To make matters worse, information passed to the Sunday Standard by impeccable sources further reveals that some of the banks give their employees fourteen days notice period, even after probation, irrespective of the interval between their salary periods; this also breaches the law.

According to section 38 of the Employment Act, any employer who enters into contract of employment or a collective labour agreement containing terms contrary to the provision of the Act shall be guilty of an offence and liable to penalties stipulated in section 151 of the same Act.

Notwithstanding these charges, and the fact that the banks have been engaged in these unlawful practices for a longtime, though it is already about seventeen years since the Act contained the provisions under issue, both labour officials and union leaders have feigned ignorance.

Secretary General of Botswana Banks Employee Union (BOBEU), Keitshokile Basoti, said he was not aware of the said anomalies in the bank employees working conditions.
“Some of these things, we can only know them if employees themselves alert us,” he said.

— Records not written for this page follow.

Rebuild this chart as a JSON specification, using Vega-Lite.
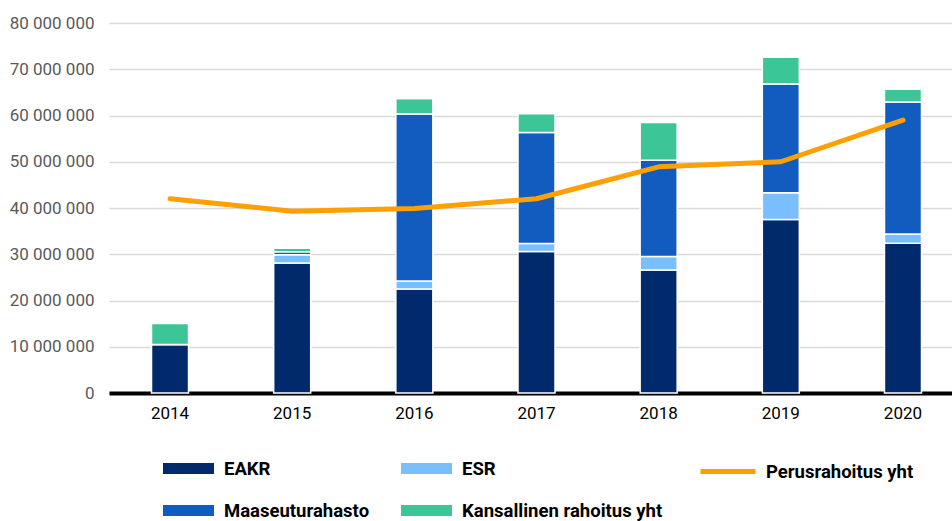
{
  "$schema": "https://vega.github.io/schema/vega-lite/v6.json",
  "autosize": {"type": "none"},
  "width": 843,
  "height": 370,
  "padding": {"left": 109, "top": 23, "right": 0, "bottom": 128},
  "background": "white",
  "config": {
    "view": {"stroke": null},
    "font": "Roboto",
    "locale": {"number": {"decimal": ",", "thousands": " ", "grouping": [3], "currency": ["", " €"]}}
  },
  "datasets": {
    "bars": [
      {"year": "2014", "series": "EAKR", "value": 10500000},
      {"year": "2014", "series": "ESR", "value": 0},
      {"year": "2014", "series": "Maaseuturahasto", "value": 0},
      {"year": "2014", "series": "Kansallinen rahoitus yht", "value": 4550000},
      {"year": "2015", "series": "EAKR", "value": 28100000},
      {"year": "2015", "series": "ESR", "value": 1800000},
      {"year": "2015", "series": "Maaseuturahasto", "value": 650000},
      {"year": "2015", "series": "Kansallinen rahoitus yht", "value": 750000},
      {"year": "2016", "series": "EAKR", "value": 22500000},
      {"year": "2016", "series": "ESR", "value": 1700000},
      {"year": "2016", "series": "Maaseuturahasto", "value": 36100000},
      {"year": "2016", "series": "Kansallinen rahoitus yht", "value": 3300000},
      {"year": "2017", "series": "EAKR", "value": 30600000},
      {"year": "2017", "series": "ESR", "value": 1700000},
      {"year": "2017", "series": "Maaseuturahasto", "value": 24000000},
      {"year": "2017", "series": "Kansallinen rahoitus yht", "value": 4100000},
      {"year": "2018", "series": "EAKR", "value": 26600000},
      {"year": "2018", "series": "ESR", "value": 2900000},
      {"year": "2018", "series": "Maaseuturahasto", "value": 20800000},
      {"year": "2018", "series": "Kansallinen rahoitus yht", "value": 8200000},
      {"year": "2019", "series": "EAKR", "value": 37500000},
      {"year": "2019", "series": "ESR", "value": 5800000},
      {"year": "2019", "series": "Maaseuturahasto", "value": 23500000},
      {"year": "2019", "series": "Kansallinen rahoitus yht", "value": 5800000},
      {"year": "2020", "series": "EAKR", "value": 32400000},
      {"year": "2020", "series": "ESR", "value": 2000000},
      {"year": "2020", "series": "Maaseuturahasto", "value": 28500000},
      {"year": "2020", "series": "Kansallinen rahoitus yht", "value": 2800000}
    ],
    "line": [
      {"year": "2014", "series": "Perusrahoitus yht", "value": 42000000},
      {"year": "2015", "series": "Perusrahoitus yht", "value": 39300000},
      {"year": "2016", "series": "Perusrahoitus yht", "value": 39900000},
      {"year": "2017", "series": "Perusrahoitus yht", "value": 42000000},
      {"year": "2018", "series": "Perusrahoitus yht", "value": 48900000},
      {"year": "2019", "series": "Perusrahoitus yht", "value": 50000000},
      {"year": "2020", "series": "Perusrahoitus yht", "value": 59000000}
    ]
  },
  "encoding": {
    "x": {
      "field": "year", "type": "ordinal",
      "scale": {"range": [0, 855], "paddingInner": 0.697, "paddingOuter": 0.348},
      "axis": {
        "title": null, "labelAngle": 0, "ticks": false,
        "domainColor": "#000000", "domainWidth": 4, "domainCap": "butt",
        "labelFontSize": 17, "labelColor": "#000000", "labelPadding": 12
      }
    }
  },
  "layer": [
    {
      "data": {"name": "bars"},
      "transform": [
        {"calculate": "indexof(['EAKR', 'ESR', 'Maaseuturahasto', 'Kansallinen rahoitus yht'], datum.series)", "as": "stackRank"}
      ],
      "mark": {"type": "bar", "stroke": "white", "strokeWidth": 1.5},
      "encoding": {
        "y": {
          "field": "value", "type": "quantitative", "stack": "zero",
          "scale": {"domain": [0, 80000000], "nice": false},
          "axis": {
            "title": null, "values": [0, 10000000, 20000000, 30000000, 40000000, 50000000, 60000000, 70000000, 80000000],
            "format": ",d", "domain": false, "ticks": false,
            "gridColor": "#d9d9d9", "gridWidth": 1.5,
            "labelFontSize": 17, "labelColor": "#595959", "labelPadding": 15
          }
        },
        "order": {"field": "stackRank", "type": "quantitative", "sort": "ascending"},
        "color": {
          "field": "series", "type": "nominal",
          "scale": {
            "domain": ["EAKR", "Maaseuturahasto", "ESR", "Kansallinen rahoitus yht"],
            "range": ["#002A6C", "#125BBF", "#79BEFF", "#3CC596"]
          },
          "legend": {
            "title": null, "orient": "none", "legendX": 54, "legendY": 420,
            "columns": 2, "columnPadding": 31, "rowPadding": 7,
            "symbolType": "M-1,-0.22H1V0.22H-1Z", "symbolSize": 2601, "symbolStrokeWidth": 0,
            "labelFontSize": 18.5, "labelFontWeight": "bold", "labelColor": "#000000", "labelOffset": 10, "labelLimit": 400
          }
        }
      }
    },
    {
      "data": {"name": "line"},
      "mark": {"type": "line", "strokeWidth": 5, "strokeCap": "round", "strokeJoin": "round"},
      "encoding": {
        "y": {"field": "value", "type": "quantitative"},
        "stroke": {
          "field": "series", "type": "nominal",
          "scale": {"range": ["#FFA000"]},
          "legend": {
            "title": null, "orient": "none", "legendX": 589, "legendY": 418.5,
            "symbolType": "stroke", "symbolSize": 3025, "symbolStrokeWidth": 5,
            "labelFontSize": 18.5, "labelFontWeight": "bold", "labelColor": "#000000", "labelOffset": 8, "labelLimit": 400
          }
        }
      }
    }
  ]
}
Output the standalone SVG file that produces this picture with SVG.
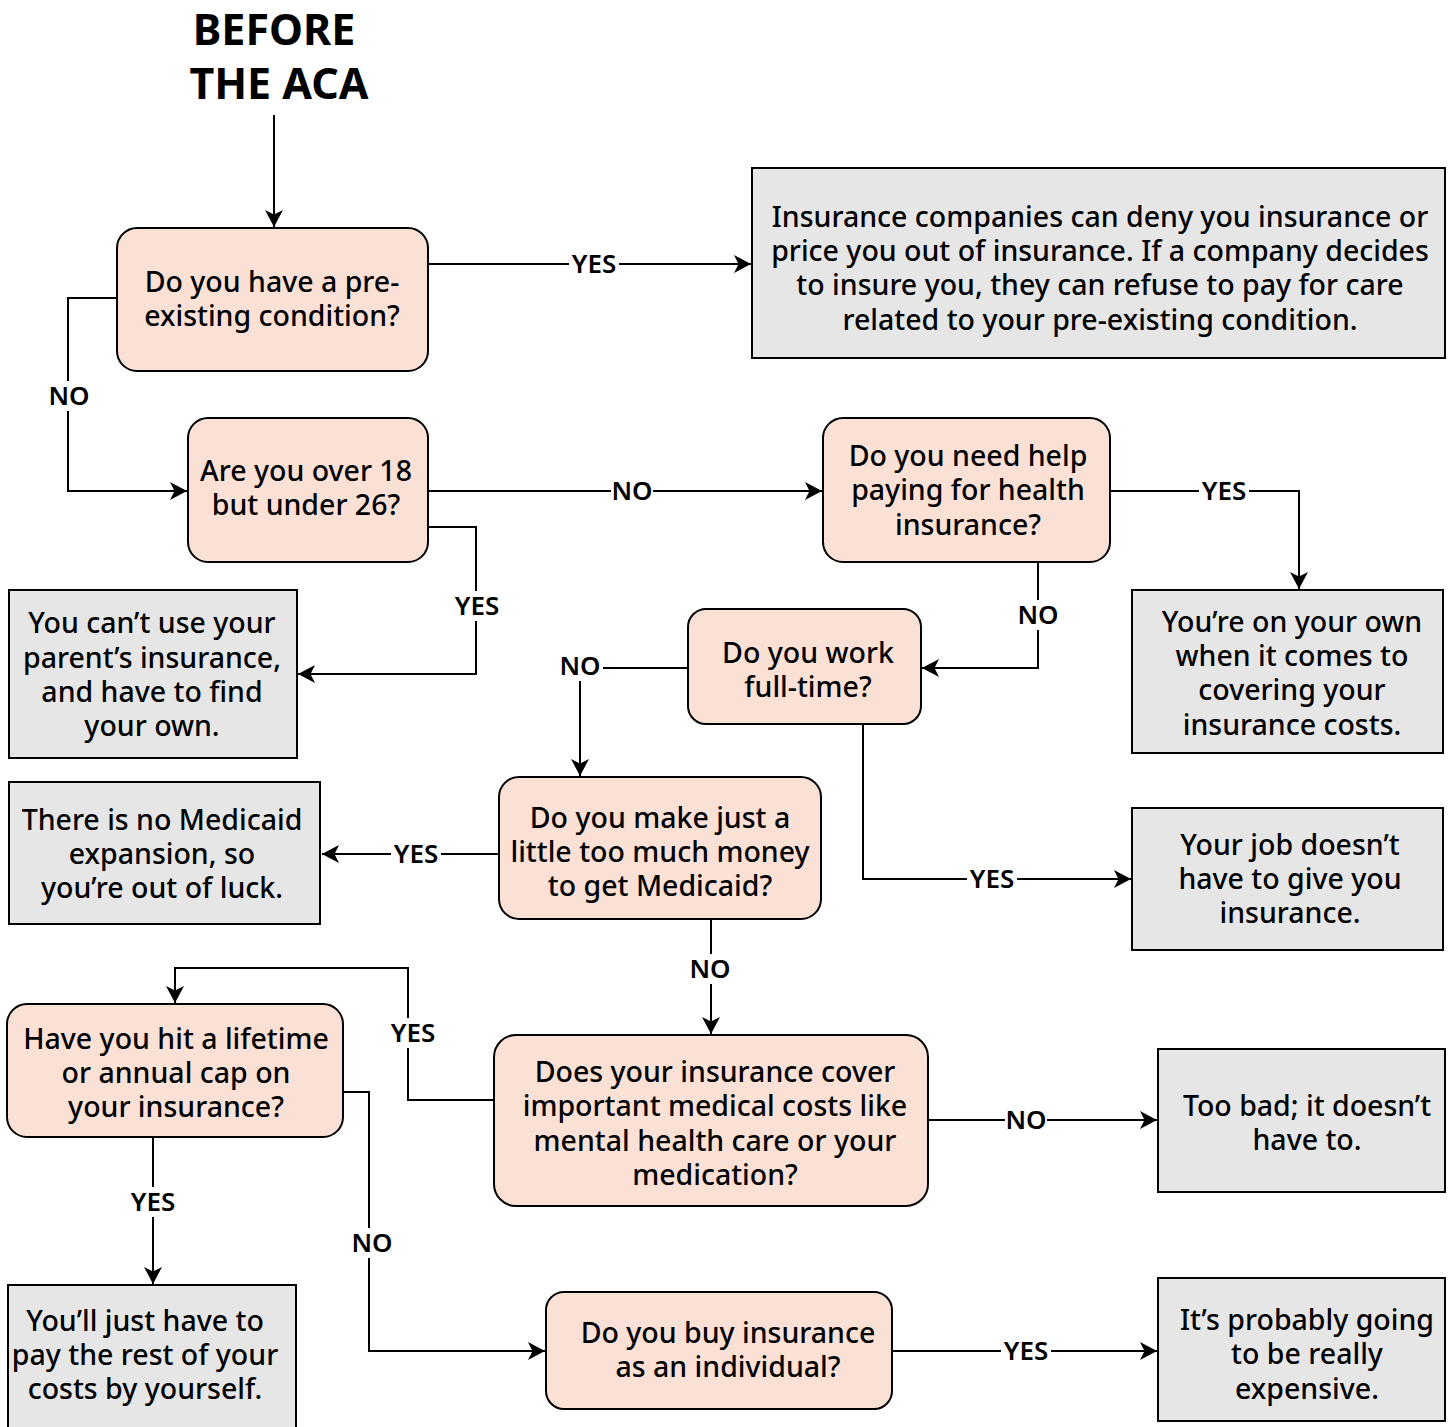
<svg xmlns="http://www.w3.org/2000/svg" width="1452" height="1427" viewBox="0 0 1452 1427">
<style>
.q{fill:#fbe0d5;stroke:#000;stroke-width:2}
.a{fill:#e6e6e6;stroke:#000;stroke-width:2}
.t{font-family:"Noto Sans","Open Sans",sans-serif;font-size:28.5px;font-weight:500;fill:#000;text-anchor:middle}
.c path{fill:none;stroke:#000;stroke-width:2}
.l{font-family:"Noto Sans","Open Sans",sans-serif;font-size:26px;font-weight:600;fill:#000;text-anchor:middle}
.lb{fill:#fff}
.title{font-family:"Noto Sans","Open Sans",sans-serif;font-size:43px;font-weight:bold;fill:#000;text-anchor:middle}
</style>
<defs>
<marker id="ar" markerUnits="userSpaceOnUse" markerWidth="20" markerHeight="20" refX="17" refY="10" orient="auto">
<path d="M0,1 L17,10 L0,19 L4.5,10 z" fill="#000"/>
</marker>
</defs>
<rect width="1452" height="1427" fill="#fff"/>
<g id="title">
<text class="title" x="274" y="45">BEFORE</text>
<text class="title" x="279" y="99">THE ACA</text>
</g>
<g class="c" id="connectors">
<path d="M274,115 V227" marker-end="url(#ar)"/>
<path d="M428,264 H751" marker-end="url(#ar)"/>
<path d="M117,298 H68 V491 H187" marker-end="url(#ar)"/>
<path d="M428,491 H822" marker-end="url(#ar)"/>
<path d="M428,527 H476 V674 H298" marker-end="url(#ar)"/>
<path d="M1110,491 H1299 V589" marker-end="url(#ar)"/>
<path d="M1038,562 V668 H922" marker-end="url(#ar)"/>
<path d="M688,668 H580 V776" marker-end="url(#ar)"/>
<path d="M863,724 V879 H1131" marker-end="url(#ar)"/>
<path d="M499,854 H322" marker-end="url(#ar)"/>
<path d="M711,919 V1034" marker-end="url(#ar)"/>
<path d="M928,1120 H1157" marker-end="url(#ar)"/>
<path d="M494,1100 H408 V968 H175 V1003" marker-end="url(#ar)"/>
<path d="M153,1137 V1284" marker-end="url(#ar)"/>
<path d="M343,1092 H369 V1351 H545" marker-end="url(#ar)"/>
<path d="M892,1351 H1157" marker-end="url(#ar)"/>
</g>
<g id="labels">
<rect class="lb" x="569" y="249" width="50" height="30"/><text class="l" x="594" y="273">YES</text>
<rect class="lb" x="49" y="381" width="40" height="30"/><text class="l" x="69" y="405">NO</text>
<rect class="lb" x="611" y="476" width="42" height="30"/><text class="l" x="632" y="500">NO</text>
<rect class="lb" x="452" y="591" width="50" height="30"/><text class="l" x="477" y="615">YES</text>
<rect class="lb" x="1199" y="476" width="50" height="30"/><text class="l" x="1224" y="500">YES</text>
<rect class="lb" x="1017" y="600" width="42" height="30"/><text class="l" x="1038" y="624">NO</text>
<rect class="lb" x="559" y="651" width="44" height="30"/><text class="l" x="580" y="675">NO</text>
<rect class="lb" x="967" y="864" width="50" height="30"/><text class="l" x="992" y="888">YES</text>
<rect class="lb" x="391" y="839" width="50" height="30"/><text class="l" x="416" y="863">YES</text>
<rect class="lb" x="689" y="954" width="42" height="30"/><text class="l" x="710" y="978">NO</text>
<rect class="lb" x="1005" y="1105" width="42" height="30"/><text class="l" x="1026" y="1129">NO</text>
<rect class="lb" x="388" y="1018" width="50" height="30"/><text class="l" x="413" y="1042">YES</text>
<rect class="lb" x="128" y="1187" width="50" height="30"/><text class="l" x="153" y="1211">YES</text>
<rect class="lb" x="351" y="1228" width="42" height="30"/><text class="l" x="372" y="1252">NO</text>
<rect class="lb" x="1001" y="1336" width="50" height="30"/><text class="l" x="1026" y="1360">YES</text>
</g>
<g id="n1"><rect class="q" x="117" y="228" width="311" height="143" rx="20"/>
<text class="t" x="272" y="292">Do you have a pre-</text><text class="t" x="272" y="326">existing condition?</text></g>
<g id="n2"><rect class="a" x="752" y="168" width="693" height="190"/>
<text class="t" x="1100" y="227">Insurance companies can deny you insurance or</text>
<text class="t" x="1100" y="261">price you out of insurance. If a company decides</text>
<text class="t" x="1100" y="295">to insure you, they can refuse to pay for care</text>
<text class="t" x="1100" y="330">related to your pre-existing condition.</text></g>
<g id="n3"><rect class="q" x="188" y="418" width="240" height="144" rx="20"/>
<text class="t" x="306" y="481">Are you over 18</text><text class="t" x="306" y="515">but under 26?</text></g>
<g id="n4"><rect class="q" x="823" y="418" width="287" height="144" rx="20"/>
<text class="t" x="968" y="466">Do you need help</text><text class="t" x="968" y="500">paying for health</text><text class="t" x="968" y="535">insurance?</text></g>
<g id="n5"><rect class="a" x="9" y="590" width="288" height="168"/>
<text class="t" x="152" y="633">You can’t use your</text><text class="t" x="152" y="668">parent’s insurance,</text><text class="t" x="152" y="702">and have to find</text><text class="t" x="152" y="736">your own.</text></g>
<g id="n6"><rect class="a" x="1132" y="590" width="311" height="163"/>
<text class="t" x="1292" y="632">You’re on your own</text><text class="t" x="1292" y="666">when it comes to</text><text class="t" x="1292" y="700">covering your</text><text class="t" x="1292" y="735">insurance costs.</text></g>
<g id="n7"><rect class="q" x="688" y="609" width="233" height="115" rx="18"/>
<text class="t" x="808" y="663">Do you work</text><text class="t" x="808" y="697">full-time?</text></g>
<g id="n8"><rect class="q" x="499" y="777" width="322" height="142" rx="20"/>
<text class="t" x="660" y="828">Do you make just a</text><text class="t" x="660" y="862">little too much money</text><text class="t" x="660" y="896">to get Medicaid?</text></g>
<g id="n9"><rect class="a" x="1132" y="808" width="311" height="142"/>
<text class="t" x="1290" y="855">Your job doesn’t</text><text class="t" x="1290" y="889">have to give you</text><text class="t" x="1290" y="923">insurance.</text></g>
<g id="n10"><rect class="a" x="9" y="782" width="311" height="142"/>
<text class="t" x="162" y="830">There is no Medicaid</text><text class="t" x="162" y="864">expansion, so</text><text class="t" x="162" y="898">you’re out of luck.</text></g>
<g id="n11"><rect class="q" x="494" y="1035" width="434" height="171" rx="22"/>
<text class="t" x="715" y="1082">Does your insurance cover</text><text class="t" x="715" y="1116">important medical costs like</text><text class="t" x="715" y="1151">mental health care or your</text><text class="t" x="715" y="1185">medication?</text></g>
<g id="n12"><rect class="a" x="1158" y="1049" width="287" height="143"/>
<text class="t" x="1307" y="1116">Too bad; it doesn’t</text><text class="t" x="1307" y="1150">have to.</text></g>
<g id="n13"><rect class="q" x="7" y="1004" width="336" height="133" rx="20"/>
<text class="t" x="176" y="1049">Have you hit a lifetime</text><text class="t" x="176" y="1083">or annual cap on</text><text class="t" x="176" y="1117">your insurance?</text></g>
<g id="n14"><rect class="a" x="8" y="1285" width="288" height="150"/>
<text class="t" x="145" y="1331">You’ll just have to</text><text class="t" x="145" y="1365">pay the rest of your</text><text class="t" x="145" y="1399">costs by yourself.</text></g>
<g id="n15"><rect class="q" x="546" y="1292" width="346" height="117" rx="18"/>
<text class="t" x="728" y="1343">Do you buy insurance</text><text class="t" x="728" y="1377">as an individual?</text></g>
<g id="n16"><rect class="a" x="1158" y="1278" width="287" height="143"/>
<text class="t" x="1307" y="1330">It’s probably going</text><text class="t" x="1307" y="1364">to be really</text><text class="t" x="1307" y="1399">expensive.</text></g>
</svg>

An official of the Bank of Botswana Workers Union, who was reluctant to be quoted by name, citing fear of victimization, also claimed ignorance about the queries at issue.

It has become apparent that most unions are not even aware that section 48 of the Trade Union and Employers Organization Act empowers them to negotiate policies of the employers, thus the notion, “that falls within the prerogative of the employer” has become their catch word in response to media questions as to their role.